Given request:
Go through the listing and pick out each line with the word "matplotlib" in it.

Supplied records:
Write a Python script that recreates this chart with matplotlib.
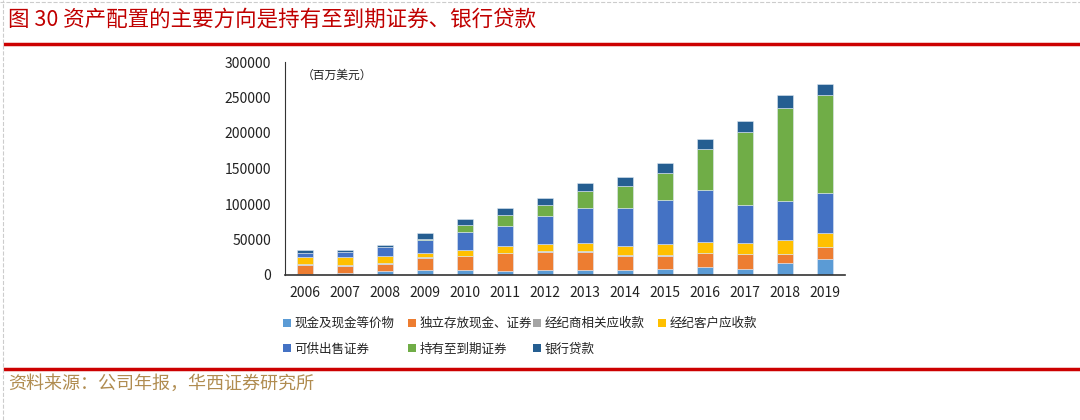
import matplotlib
matplotlib.use("Agg")
import matplotlib.pyplot as plt
import numpy as np
from matplotlib.patches import Patch
from matplotlib.lines import Line2D

plt.rcParams['font.family'] = ['Noto Sans CJK SC', 'DejaVu Sans']

# dados (百万美元)
anos = ['2006', '2007', '2008', '2009', '2010', '2011', '2012',
        '2013', '2014', '2015', '2016', '2017', '2018', '2019']
caixa = [1500, 2800, 5200, 7500, 7500, 5200, 7000, 7000, 7000, 8900, 11200, 8900, 16900, 23000]
independente = [13000, 10300, 10300, 15900, 19200, 25300, 25800, 25800, 20200, 18300, 19700, 20200, 12200, 15900]
corretoras = [500, 1400, 1900, 1900, 600, 500, 400, 300, 300, 300, 300, 300, 300, 300]
clientes = [10000, 10300, 9800, 5600, 7500, 9800, 9800, 11700, 13100, 15500, 15500, 15500, 19200, 19700]
disponiveis = [5500, 8000, 11700, 17800, 26200, 27700, 39800, 49700, 53900, 63300, 73600, 53900, 55800, 57200]
vencimento = [0, 0, 0, 2300, 9400, 15500, 15500, 23400, 31400, 37500, 57200, 102600, 130800, 136900]
emprestimos = [4200, 1900, 3750, 7500, 8400, 10300, 10300, 12200, 12200, 14100, 14100, 15900, 18300, 16400]

nomes = ['现金及现金等价物', '独立存放现金、证券', '经纪商相关应收款', '经纪客户应收款',
         '可供出售证券', '持有至到期证券', '银行贷款']
cores = ['#5B9BD5', '#ED7D31', '#A5A5A5', '#FFC000', '#4472C4', '#70AD47', '#255E91']
series = [caixa, independente, corretoras, clientes, disponiveis, vencimento, emprestimos]

fig = plt.figure(figsize=(10.8, 4.2), dpi=100)
ax = fig.add_axes([285 / 1080, 1 - 275 / 420, 560 / 1080, 213 / 420])

x = np.arange(len(anos))
base = np.zeros(len(anos))
for vals, cor in zip(series, cores):
    ax.bar(x, vals, width=0.4, bottom=base, color=cor, edgecolor='#DCE6F2', linewidth=0.4)
    base += np.array(vals)

ax.set_xlim(-0.5, len(anos) - 0.5)
ax.set_ylim(0, 300000)
ax.set_yticks(np.arange(0, 300001, 50000))
ax.set_yticklabels([str(v) for v in range(0, 300001, 50000)], fontsize=10, color='#222222')
ax.set_xticks(x)
ax.set_xticklabels(anos, fontsize=10, color='#222222')
ax.tick_params(length=0, pad=10)
ax.tick_params(axis='x', pad=8)
for s in ['top', 'right']:
    ax.spines[s].set_visible(False)
ax.spines['left'].set_color('#333333')
ax.spines['bottom'].set_color('#333333')
ax.spines['bottom'].set_linewidth(1.2)
ax.text(0.03, 0.97, '（百万美元）', transform=ax.transAxes, fontsize=8.5, va='top', color='#222222')

# legenda: uma coluna por posição, como no Excel
colunas = [[0, 4], [1, 5], [2, 6], [3]]
xs = [278, 403, 528, 653]
for col, xpos in zip(colunas, xs):
    leg = fig.legend([Patch(facecolor=cores[i], edgecolor='none') for i in col],
                     [nomes[i] for i in col], ncol=1,
                     loc='upper left', bbox_to_anchor=(xpos / 1080, 1 - 312 / 420),
                     frameon=False, fontsize=9, handlelength=0.6, handleheight=0.6,
                     handletextpad=0.3, labelspacing=1.0, borderaxespad=0)
    for t in leg.get_texts():
        t.set_color('#222222')

# título e linhas
fig.text(8 / 1080, 1 - 20 / 420, '图 30 资产配置的主要方向是持有至到期证券、银行贷款',
         fontsize=15.5, color='#C00000', va='center', ha='left')
fig.add_artist(Line2D([5 / 1080, 1], [1 - 44 / 420] * 2, color='#CC0000', lw=2.5))
fig.add_artist(Line2D([5 / 1080, 1], [1 - 369 / 420] * 2, color='#CC0000', lw=2.5))
fig.add_artist(Line2D([3 / 1080, 3 / 1080], [0, 1], color='#CCCCCC', lw=0.8, ls='--'))
fig.add_artist(Line2D([0, 1], [1 - 2 / 420] * 2, color='#CCCCCC', lw=0.8, ls='--'))
fig.text(8 / 1080, 1 - 384 / 420, '资料来源：公司年报，华西证券研究所',
         fontsize=13, color='#B08C50', va='center', ha='left')

fig.savefig('out.png', dpi=100)
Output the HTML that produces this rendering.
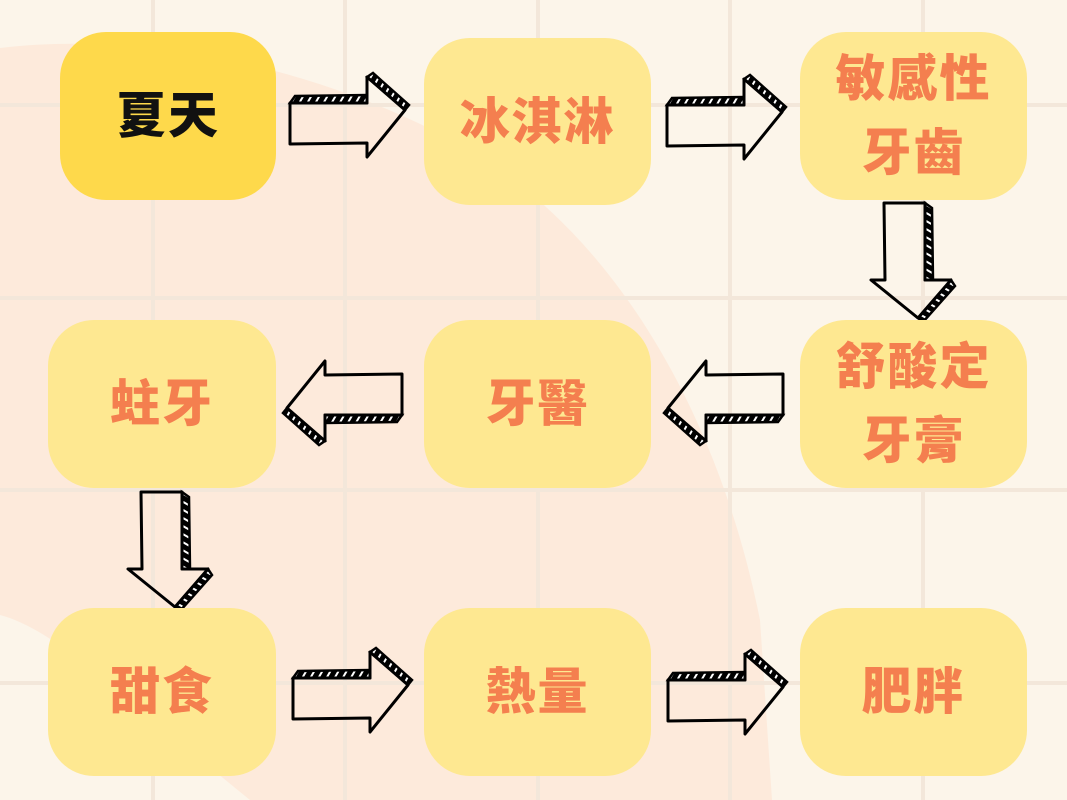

Exercise answer:
Write a Python script that recreates this chart with matplotlib.
import matplotlib
matplotlib.use("Agg")
import matplotlib.pyplot as plt
from matplotlib.patches import Patch
from matplotlib.lines import Line2D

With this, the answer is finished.